In designing a cocking handle, both durability and ergonomics must be taken into account. When heavily used, repeated motion of the handle can lead to metal fatigue, and to avoid part breakage, designs attempt to increase the mean time between failures. Cocking handles must also be easily and comfortably gripped by the hand of a weapon's operator, including when the operator is wearing gloves or other protective equipment which may limit their dexterity. An example of this ergonomic design can be seen in the thumb grooves found on the cocking handles of the British SA80 family of rifles; these provide extra grip when charging the weapon, preventing the bolt from slipping out of the operator's grip before it is fully pulled back.

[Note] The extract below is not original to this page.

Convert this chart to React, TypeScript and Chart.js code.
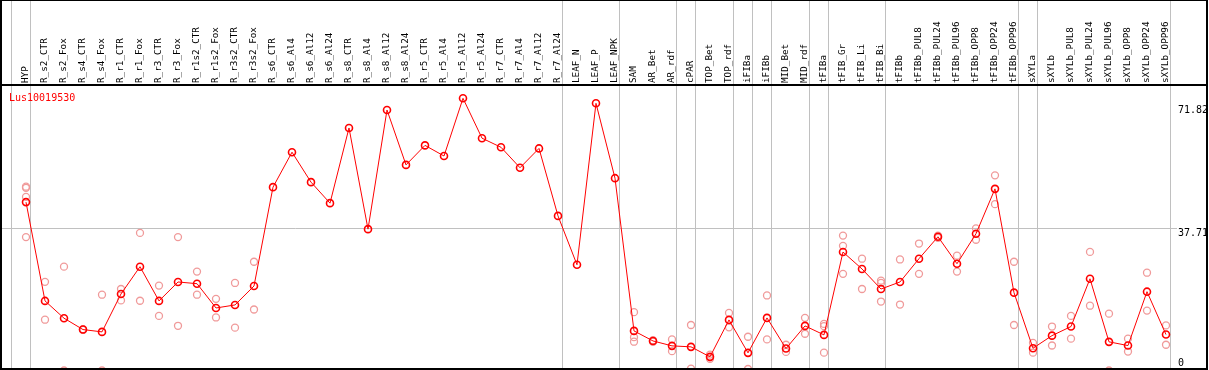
import React, { useEffect, useRef } from "react";
import { Chart, registerables } from "chart.js";

Chart.register(...registerables);

const geneName = "Lus10019530";

const categories = [
  "HYP",
  "R_s2_CTR", "R_s2_Fox", "R_s4_CTR", "R_s4_Fox",
  "R_r1_CTR", "R_r1_Fox", "R_r3_CTR", "R_r3_Fox",
  "R_r1s2_CTR", "R_r1s2_Fox", "R_r3s2_CTR", "R_r3s2_Fox",
  "R_s6_CTR", "R_s6_Al4", "R_s6_Al12", "R_s6_Al24",
  "R_s8_CTR", "R_s8_Al4", "R_s8_Al12", "R_s8_Al24",
  "R_r5_CTR", "R_r5_Al4", "R_r5_Al12", "R_r5_Al24",
  "R_r7_CTR", "R_r7_Al4", "R_r7_Al12", "R_r7_Al24",
  "LEAF_N", "LEAF_P", "LEAF_NPK",
  "SAM", "AR_Bet", "AR_rdf", "cPAR", "TOP_Bet", "TOP_rdf",
  "iFIBa", "iFIBb", "MID_Bet", "MID_rdf",
  "tFIBa", "tFIB_Gr", "tFIB_Li", "tFIB_Bi",
  "tFIBb", "tFIBb_PUL8", "tFIBb_PUL24", "tFIBb_PUL96",
  "tFIBb_OPP8", "tFIBb_OPP24", "tFIBb_OPP96",
  "sXYLa", "sXYLb", "sXYLb_PUL8", "sXYLb_PUL24", "sXYLb_PUL96",
  "sXYLb_OPP8", "sXYLb_OPP24", "sXYLb_OPP96",
];

const meanValues = [
  44.43,
  18.36, 13.8, 10.8, 10.19,
  20.2, 27.39, 18.36, 23.36,
  22.91, 16.5, 17.3, 22.3,
  48.38, 57.6, 49.7, 44.16,
  64.0, 37.3, 68.74, 54.25,
  59.4, 56.6, 71.82, 61.3,
  58.9, 53.5, 58.6, 40.8,
  27.9, 70.5, 50.75,
  10.45, 7.8, 6.5, 6.24, 3.6, 13.35,
  4.66, 13.88, 5.8, 11.77,
  9.4, 31.26, 26.8, 21.5,
  23.36, 29.5, 35.29, 28.18,
  36.08, 47.93, 20.54,
  5.87, 9.2, 11.6, 24.2, 7.56,
  6.58, 20.8, 9.48,
];

const replicateValues: number[][] = [
  [48.5, 48.2, 45.8, 35.2],
  [23.4, 13.4], [27.4, 0], [10.9, 10.7], [20.0, 0],
  [21.5, 18.5], [36.3, 18.4], [22.4, 14.4], [35.2, 11.8],
  [26.1, 20.0], [18.9, 14.0], [23.1, 11.3], [28.7, 16.1],
  [], [], [], [],
  [], [], [], [],
  [], [], [], [],
  [], [], [], [],
  [], [], [],
  [15.4, 8.8, 7.6], [8.0, 7.6], [8.2, 5.1], [12.0, 0.5], [4.2, 3.1], [15.2, 11.4],
  [8.9, 0.4], [19.8, 8.2], [6.8, 4.9], [13.9, 9.7],
  [12.3, 11.7, 4.7], [35.6, 32.9, 25.5], [29.5, 21.5], [23.7, 23.1, 18.2],
  [29.3, 17.4], [33.5, 25.5], [35.6, 35.0], [30.3, 26.1],
  [37.5, 34.5], [51.5, 43.9], [28.7, 12.0],
  [7.3, 4.7], [11.6, 6.6], [14.4, 8.4], [31.3, 17.1], [15.0, 0],
  [8.4, 5.0], [25.8, 15.8], [11.9, 6.8],
];

const yTickValues = [0, 37.71, 71.82];
const yGridValues = [37.71];
// index of the last category in each group (-1 = left edge)
const groupEnds = [-1, 0, 28, 31, 34, 35, 37, 38, 39, 41, 42, 45, 52, 53, 60];

const FONT = "'DejaVu Sans Mono', monospace";

const decorPlugin = {
  id: "decor",
  beforeDraw(chart: any) {
    const { ctx, chartArea, scales } = chart;
    const xs = scales.x;
    const ys = scales.y;
    ctx.save();
    ctx.strokeStyle = "#c0c0c0";
    ctx.lineWidth = 1;
    for (const g of groupEnds) {
      const px = Math.round(xs.getPixelForValue(g + 0.235)) + 0.5;
      ctx.beginPath();
      ctx.moveTo(px, 0);
      ctx.lineTo(px, chartArea.bottom);
      ctx.stroke();
    }
    for (const v of yGridValues) {
      const py = Math.round(ys.getPixelForValue(v)) + 0.5;
      ctx.beginPath();
      ctx.moveTo(chartArea.left, py);
      ctx.lineTo(chartArea.right, py);
      ctx.stroke();
    }
    ctx.restore();
  },
  afterDraw(chart: any) {
    const { ctx, chartArea, scales, width, height } = chart;
    const ys = scales.y;
    ctx.save();
    ctx.fillStyle = "#000";
    // frame
    ctx.fillRect(0, 0, width - 1, 1);
    ctx.fillRect(0, 0, 2, height);
    ctx.fillRect(width - 3, 0, 2, height);
    ctx.fillRect(0, chartArea.top - 2, width - 1, 2);
    ctx.fillRect(0, chartArea.bottom, width - 1, 2);
    // y labels
    ctx.font = `10px ${FONT}`;
    ctx.textAlign = "left";
    ctx.textBaseline = "alphabetic";
    for (const v of yTickValues) {
      const py = ys.getPixelForValue(v);
      const base = Math.min(Math.max(py + 8, chartArea.top + 27), chartArea.bottom - 2);
      ctx.fillText(String(v), chartArea.right + 1, base);
    }
    // gene name
    ctx.fillStyle = "#ff0000";
    ctx.fillText(geneName, chartArea.left + 7, chartArea.top + 14.5);
    ctx.restore();
  },
};

export default function App() {
  const ref = useRef<HTMLCanvasElement | null>(null);

  useEffect(() => {
    document.body.style.margin = "0";
    const canvas = ref.current;
    if (!canvas) return;
    const meanPoints = meanValues.map((v, i) => ({ x: i, y: v }));
    const repPoints: { x: number; y: number }[] = [];
    replicateValues.forEach((arr, i) => arr.forEach((v) => repPoints.push({ x: i, y: v })));

    const chart = new Chart(canvas, {
      type: "line",
      data: {
        datasets: [
          {
            data: meanPoints,
            borderColor: "#ff0000",
            borderWidth: 1,
            pointRadius: 3.5,
            pointBorderWidth: 1.6,
            pointBorderColor: "#ff0000",
            pointBackgroundColor: "rgba(0,0,0,0)",
            tension: 0,
          },
          {
            data: repPoints,
            showLine: false,
            pointRadius: 3.5,
            pointBorderWidth: 1.3,
            pointBorderColor: "#f09a9a",
            pointBackgroundColor: "rgba(0,0,0,0)",
          },
        ],
      },
      options: {
        animation: false,
        responsive: false,
        devicePixelRatio: 1,
        layout: { autoPadding: false, padding: { left: 2, right: 32, top: 0, bottom: 2 } },
        plugins: { legend: { display: false }, tooltip: { enabled: false } },
        scales: {
          x: {
            type: "linear",
            position: "top",
            min: -1.2632,
            max: 60.579,
            grid: { display: false, drawTicks: false },
            border: { display: false },
            afterBuildTicks: (axis: any) => {
              axis.ticks = categories.map((_, i) => ({ value: i }));
            },
            afterFit: (axis: any) => {
              axis.height = 86;
              axis.paddingLeft = 0;
              axis.paddingRight = 0;
            },
            ticks: {
              autoSkip: false,
              minRotation: 90,
              maxRotation: 90,
              padding: 3,
              labelOffset: 11,
              color: "#000",
              font: { family: FONT, size: 9.3 },
              callback: (value: any) => categories[value] ?? "",
            },
          },
          y: {
            type: "linear",
            display: false,
            min: 0.66,
            max: 75.07,
          },
        },
      },
      plugins: [decorPlugin],
    } as any);
    return () => chart.destroy();
  }, []);

  return <canvas ref={ref} width={1209} height={370} style={{ display: "block" }} />;
}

Cocking handles may or may not reciprocate along with the action of the firearm. The advantage of a reciprocating handle is that it gives the user complete control over the movement of the bolt and bolt carrier. It enables great force to be used to chamber or extract difficult or ruptured cartridges. However, it adds an extra, fast-moving part on the outside of the gun and may limit the way the gun is handled. Some sources reserve the terms "bolt handle" and "charging handle" for reciprocating and non-reciprocating handles respectively.

==Hammer/striker cocker==
A similar device on handguns with single-action triggers such as the H&K P7 and the Shevchenko PSh is used as an alternative to double-action triggers to cock the hammer/striker.